Wiley Blackwell (2018) p/b 285pp £34.50 (ISBN 978111907680)

This is the first of a series of ‘social and cultural histories’ of different periods in the ancient world, the rest still to be published. Designed for classroom use, the series’ aim is to ‘illuminate the social and cultural history often obscured by political narratives’. 

This book covers the third to seventh centuries AD, and is framed as seeking to demolish the commonly-held myth that Rome somehow simply disappeared during the fourth century, to be replaced by a completely different entity, Constantinople. On the contrary, it is argued, ‘Rome’ as a culture and civilisation was still very much alive and thriving when Islam appeared on the scene. To make this case, themes are explored in successive chapters with titles such as ‘power’, ‘worship’, ‘social change’, ‘law and politics’, urban life’, ‘community’, ‘household and family’, ideas and literary culture, ‘geography’. It is a wide-sweeping overview of how the Roman empire actually worked, bringing into play all the evidence one can gather from literary and other texts and what B. persistently calls ‘material culture’ (i.e. physical evidence of all kinds). Historical events are brought in mainly as explanation where needed to clarify this broad picture; it is preceded by some initial chapters about how to ‘do’ (and not to do) history, and how we should define Late Antiquity.
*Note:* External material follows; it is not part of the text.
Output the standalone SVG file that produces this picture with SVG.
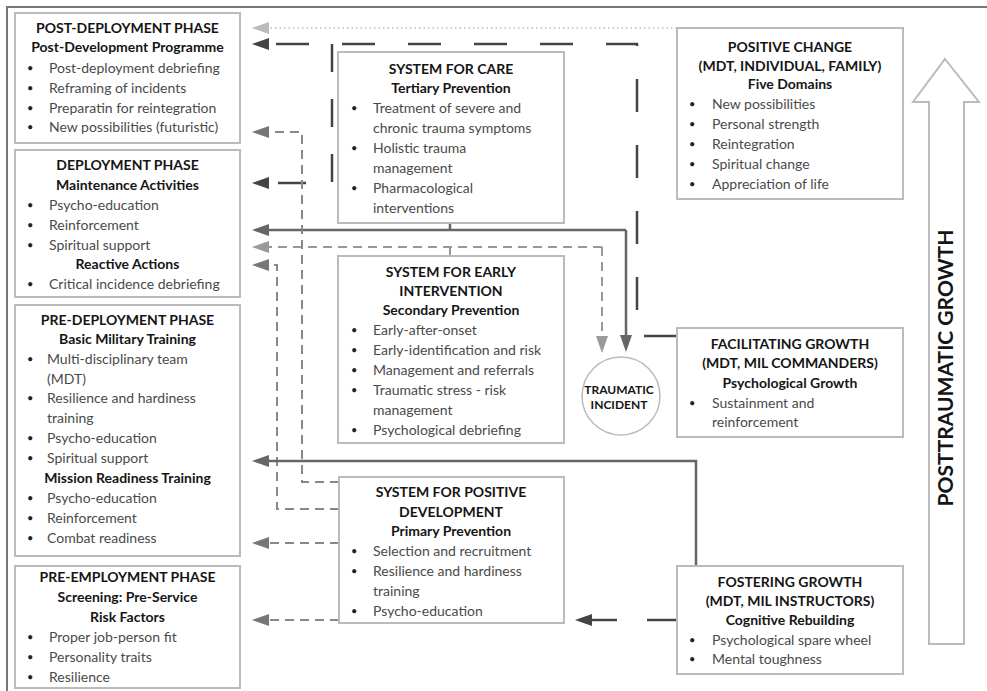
<svg xmlns="http://www.w3.org/2000/svg" width="987" height="691" viewBox="0 0 987 691">
<defs>
<style>
.box{fill:#fff;stroke:#bbb;stroke-width:2}
.t{font-family:Lato,"Open Sans","Liberation Sans",sans-serif;font-size:14px;font-weight:bold;fill:#151515;text-anchor:middle}
.b{font-family:Lato,"Open Sans","Liberation Sans",sans-serif;font-size:14px;fill:#4a4a4a}
.d{font-family:Lato,"Liberation Sans",sans-serif;font-size:11px;fill:#222}
.c{fill:none}
</style>
<marker id="aDark" markerUnits="userSpaceOnUse" markerWidth="18" markerHeight="12" refX="12" refY="6" orient="auto"><path d="M0,0 L17,6 L0,12 z" fill="#444"/></marker>
<marker id="aMid" markerUnits="userSpaceOnUse" markerWidth="18" markerHeight="12" refX="12" refY="6" orient="auto"><path d="M0,0 L17,6 L0,12 z" fill="#666"/></marker>
<marker id="aGray" markerUnits="userSpaceOnUse" markerWidth="18" markerHeight="12" refX="12" refY="6" orient="auto"><path d="M0,0 L17,6 L0,12 z" fill="#777"/></marker>
<marker id="aLight" markerUnits="userSpaceOnUse" markerWidth="18" markerHeight="12" refX="12" refY="6" orient="auto"><path d="M0,0 L17,6 L0,12 z" fill="#999"/></marker>
<marker id="aPale" markerUnits="userSpaceOnUse" markerWidth="18" markerHeight="12" refX="12" refY="6" orient="auto"><path d="M0,0 L17,6 L0,12 z" fill="#bbb"/></marker>
</defs>
<rect x="0" y="0" width="987" height="691" fill="#fff"/>
<rect x="7" y="7" width="995" height="700" fill="none" stroke="#777" stroke-width="2"/>

<g id="connectors">
<path class="c" d="M677,28 H257" stroke="#bbb" stroke-width="1.5" stroke-dasharray="1.5 3" marker-end="url(#aPale)"/>
<path class="c" d="M677,336 H637 V44 H257" stroke="#444" stroke-width="2.5" stroke-dasharray="33 33" marker-end="url(#aDark)"/>
<path class="c" d="M332,44 V183 H257" stroke="#444" stroke-width="2.5" stroke-dasharray="28 27" marker-end="url(#aDark)"/>
<path class="c" d="M450,223 V230" stroke="#666" stroke-width="2.5"/>
<path class="c" d="M626,230 H257" stroke="#666" stroke-width="2.5" marker-end="url(#aMid)"/>
<path class="c" d="M626,230 V347" stroke="#666" stroke-width="2.5" marker-end="url(#aMid)"/>
<path class="c" d="M450,256 V247" stroke="#999" stroke-width="2"/>
<path class="c" d="M602,247 H257" stroke="#999" stroke-width="2" stroke-dasharray="9 6" marker-end="url(#aLight)"/>
<path class="c" d="M602,247 V348" stroke="#999" stroke-width="2" stroke-dasharray="9 6" marker-end="url(#aLight)"/>
<path class="c" d="M339,482 H302 V132 H257" stroke="#888" stroke-width="2" stroke-dasharray="9 6" marker-end="url(#aGray)"/>
<path class="c" d="M339,509 H277 V265 H257" stroke="#888" stroke-width="2" stroke-dasharray="9 6" marker-end="url(#aGray)"/>
<path class="c" d="M339,543 H257" stroke="#888" stroke-width="2" stroke-dasharray="9 6" marker-end="url(#aGray)"/>
<path class="c" d="M339,620 H257" stroke="#888" stroke-width="2" stroke-dasharray="9 6" marker-end="url(#aGray)"/>
<path class="c" d="M696,566 V461 H257" stroke="#666" stroke-width="2.5" marker-end="url(#aMid)"/>
<path class="c" d="M677,620 H580" stroke="#444" stroke-width="2.5" stroke-dasharray="30 30" marker-end="url(#aDark)"/>
</g>

<g id="post-deployment">
<rect class="box" x="15" y="13" width="225" height="130"/>
<text class="t" x="127.5" y="33">POST-DEPLOYMENT PHASE</text>
<text class="t" x="127.5" y="52">Post-Development Programme</text>
<text class="d" x="27" y="72">•</text><text class="b" x="49" y="73">Post-deployment debriefing</text>
<text class="d" x="27" y="92">•</text><text class="b" x="49" y="93">Reframing of incidents</text>
<text class="d" x="27" y="112">•</text><text class="b" x="49" y="113">Preparatin for reintegration</text>
<text class="d" x="27" y="131">•</text><text class="b" x="49" y="132">New possibilities (futuristic)</text>
</g>

<g id="deployment">
<rect class="box" x="15" y="150" width="225" height="147"/>
<text class="t" x="127.5" y="170">DEPLOYMENT PHASE</text>
<text class="t" x="127.5" y="190">Maintenance Activities</text>
<text class="d" x="27" y="209">•</text><text class="b" x="49" y="210">Psycho-education</text>
<text class="d" x="27" y="229">•</text><text class="b" x="49" y="230">Reinforcement</text>
<text class="d" x="27" y="249">•</text><text class="b" x="49" y="250">Spiritual support</text>
<text class="t" x="127.5" y="269">Reactive Actions</text>
<text class="d" x="27" y="288">•</text><text class="b" x="49" y="289">Critical incidence debriefing</text>
</g>

<g id="pre-deployment">
<rect class="box" x="15" y="305" width="225" height="251"/>
<text class="t" x="127.5" y="325">PRE-DEPLOYMENT PHASE</text>
<text class="t" x="127.5" y="344">Basic Military Training</text>
<text class="d" x="27" y="363">•</text><text class="b" x="47" y="364">Multi-disciplinary team</text>
<text class="b" x="47" y="384">(MDT)</text>
<text class="d" x="27" y="402">•</text><text class="b" x="47" y="403">Resilience and hardiness</text>
<text class="b" x="47" y="423">training</text>
<text class="d" x="27" y="442">•</text><text class="b" x="47" y="443">Psycho-education</text>
<text class="d" x="27" y="462">•</text><text class="b" x="47" y="463">Spiritual support</text>
<text class="t" x="127.5" y="483">Mission Readiness Training</text>
<text class="d" x="27" y="502">•</text><text class="b" x="47" y="503">Psycho-education</text>
<text class="d" x="27" y="522">•</text><text class="b" x="47" y="523">Reinforcement</text>
<text class="d" x="27" y="542">•</text><text class="b" x="47" y="543">Combat readiness</text>
</g>

<g id="pre-employment">
<rect class="box" x="15" y="566" width="225" height="122"/>
<text class="t" x="127.5" y="582">PRE-EMPLOYMENT PHASE</text>
<text class="t" x="127.5" y="602">Screening: Pre-Service</text>
<text class="t" x="127.5" y="622">Risk Factors</text>
<text class="d" x="27" y="641">•</text><text class="b" x="49" y="642">Proper job-person fit</text>
<text class="d" x="27" y="661">•</text><text class="b" x="49" y="662">Personality traits</text>
<text class="d" x="27" y="681">•</text><text class="b" x="49" y="682">Resilience</text>
</g>

<g id="system-care">
<rect class="box" x="338" y="52" width="226" height="171"/>
<text class="t" x="451" y="74">SYSTEM FOR CARE</text>
<text class="t" x="451" y="93">Tertiary Prevention</text>
<text class="d" x="351" y="112">•</text><text class="b" x="373" y="113">Treatment of severe and</text>
<text class="b" x="373" y="133">chronic trauma symptoms</text>
<text class="d" x="351" y="152">•</text><text class="b" x="373" y="153">Holistic trauma</text>
<text class="b" x="373" y="173">management</text>
<text class="d" x="351" y="192">•</text><text class="b" x="373" y="193">Pharmacological</text>
<text class="b" x="373" y="213">interventions</text>
</g>

<g id="system-early">
<rect class="box" x="338" y="256" width="226" height="187"/>
<text class="t" x="451" y="277">SYSTEM FOR EARLY</text>
<text class="t" x="451" y="296">INTERVENTION</text>
<text class="t" x="451" y="315">Secondary Prevention</text>
<text class="d" x="351" y="334">•</text><text class="b" x="373" y="335">Early-after-onset</text>
<text class="d" x="351" y="354">•</text><text class="b" x="373" y="355">Early-identification and risk</text>
<text class="d" x="351" y="374">•</text><text class="b" x="373" y="375">Management and referrals</text>
<text class="d" x="351" y="394">•</text><text class="b" x="373" y="395">Traumatic stress - risk</text>
<text class="b" x="373" y="415">management</text>
<text class="d" x="351" y="434">•</text><text class="b" x="373" y="435">Psychological debriefing</text>
</g>

<g id="system-positive">
<rect class="box" x="339" y="477" width="225" height="146"/>
<text class="t" x="451" y="497">SYSTEM FOR POSITIVE</text>
<text class="t" x="451" y="517">DEVELOPMENT</text>
<text class="t" x="451" y="536">Primary Prevention</text>
<text class="d" x="351" y="555">•</text><text class="b" x="373" y="556">Selection and recruitment</text>
<text class="d" x="351" y="575">•</text><text class="b" x="373" y="576">Resilience and hardiness</text>
<text class="b" x="373" y="596">training</text>
<text class="d" x="351" y="615">•</text><text class="b" x="373" y="616">Psycho-education</text>
</g>

<g id="traumatic-incident">
<circle cx="621" cy="396" r="39" fill="#fff" stroke="#bbb" stroke-width="1.5"/>
<text class="t" x="619" y="394" style="font-size:12px">TRAUMATIC</text>
<text class="t" x="619" y="409" style="font-size:12px">INCIDENT</text>
</g>

<g id="positive-change">
<rect class="box" x="677" y="28" width="226" height="171"/>
<text class="t" x="790" y="52">POSITIVE CHANGE</text>
<text class="t" x="790" y="71">(MDT, INDIVIDUAL, FAMILY)</text>
<text class="t" x="790" y="89">Five Domains</text>
<text class="d" x="689" y="108">•</text><text class="b" x="712" y="109">New possibilities</text>
<text class="d" x="689" y="128">•</text><text class="b" x="712" y="129">Personal strength</text>
<text class="d" x="689" y="148">•</text><text class="b" x="712" y="149">Reintegration</text>
<text class="d" x="689" y="168">•</text><text class="b" x="712" y="169">Spiritual change</text>
<text class="d" x="689" y="188">•</text><text class="b" x="712" y="189">Appreciation of life</text>
</g>

<g id="facilitating-growth">
<rect class="box" x="677" y="328" width="226" height="109"/>
<text class="t" x="790" y="349">FACILITATING GROWTH</text>
<text class="t" x="790" y="368">(MDT, MIL COMMANDERS)</text>
<text class="t" x="790" y="388">Psychological Growth</text>
<text class="d" x="689" y="407">•</text><text class="b" x="712" y="408">Sustainment and</text>
<text class="b" x="712" y="427">reinforcement</text>
</g>

<g id="fostering-growth">
<rect class="box" x="677" y="566" width="226" height="108"/>
<text class="t" x="790" y="587">FOSTERING GROWTH</text>
<text class="t" x="790" y="606">(MDT, MIL INSTRUCTORS)</text>
<text class="t" x="790" y="625">Cognitive Rebuilding</text>
<text class="d" x="689" y="644">•</text><text class="b" x="712" y="645">Psychological spare wheel</text>
<text class="d" x="689" y="663">•</text><text class="b" x="712" y="664">Mental toughness</text>
</g>

<g id="posttraumatic-growth">
<polygon points="945,59 979,102 964,102 964,644 929,644 929,102 913,102" fill="#fff" stroke="#bbb" stroke-width="2"/>
<text class="t" transform="translate(953,368) rotate(-90)" style="font-size:21px">POSTTRAUMATIC GROWTH</text>
</g>
</svg>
There is much interesting detail in this book, and most readers will find something in it that is unfamiliar to them. For instance, the interaction between Rome and Sasanian Persia was not simply one of conflict between two clashing empires: artefacts, as well as the popularity of Mithras, suggest that not everything from the East was considered hostile, and that there was plenty of lower-level cultural interchange. By the sixth century, there is evidence of contacts made as far as India and Sri Lanka. At a more detailed level, how many will have heard of Proba, a late fourth century female poet who recycled lines culled from classical poetry to create a popular ‘mash-up’ full-length poem on the life of Jesus?

Any account of this period must deal at some length with religious conflicts. B. takes a carefully detached position, and, rightly, cautions against taking too uncritically what is said by partisans. The picture emerging is that Roman society was remarkably tolerant of different beliefs (as can be seen in the juxtaposition of their temples in site such as Ostia), and that both between and within beliefs there was greater complexity than may appear on the surface. The insistence of the emperors Decius and later Diocletian on imposing the obligation of sacrifice, leading to the persecution of Christians, was an attempt to ensure that Roman citizens, by now a very diverse bunch, remained united in loyalty to the idea of Rome and ‘Roman values’. When Constantine and Licinius in 313 (the ‘edict of Milan’) granted Christians freedom to worship, it was still to be in a socially acceptable manner, and Christianity was not being declared the state religion. It often seems more likely that polemics and denunciations by Christian writers were directed against fellow Christians rather than attempts to convert others (in which, from their style, they would be unlikely to succeed).

The occasional pinch of salt may also be needed for some of B.’s own more sweeping assertions. On p. 47, for example, he says that ‘According to a majority of biblical scholars … Paul’s ‘Second Letter to the Thessalonians’ was not written by Paul’, but ‘composed after Paul’s death … by someone pretending to be him’, and then goes on to speak of this pseudepigraphy as a proven fact. This is a highly questionable overstatement. Even a glance at Wikipedia shows that as many scholars support Paul’s authorship as question it. The New Jerusalem Bible (published 1986) says that, if 2 Thessalonians were a forgery, it is ‘hard to explain why this should have been done’, and adds that the two letters are not contradictory but complementary, the earliest authorities accepted them both as written by Paul, and this is a more obvious explanation of the similarity between them. One cannot help wondering if B.’s concern to be a dispassionate, unaffiliated historian has unconsciously coloured his view of this controversy, and if so, of how many others?

The book is written for students. Within each chapter there are boxed items describing in detail something referred to in the text, separately listed in the contents pages; this device, common enough in books of this kind, make it harder to read but, perversely, may help one’s concentration. Each chapter has exam questions at the end. A timeline, a list of sources with their abbreviations, and a glossary are provided. Altogether, it is a helpful overview of a period when important changes were happening about which we would love to have more evidence.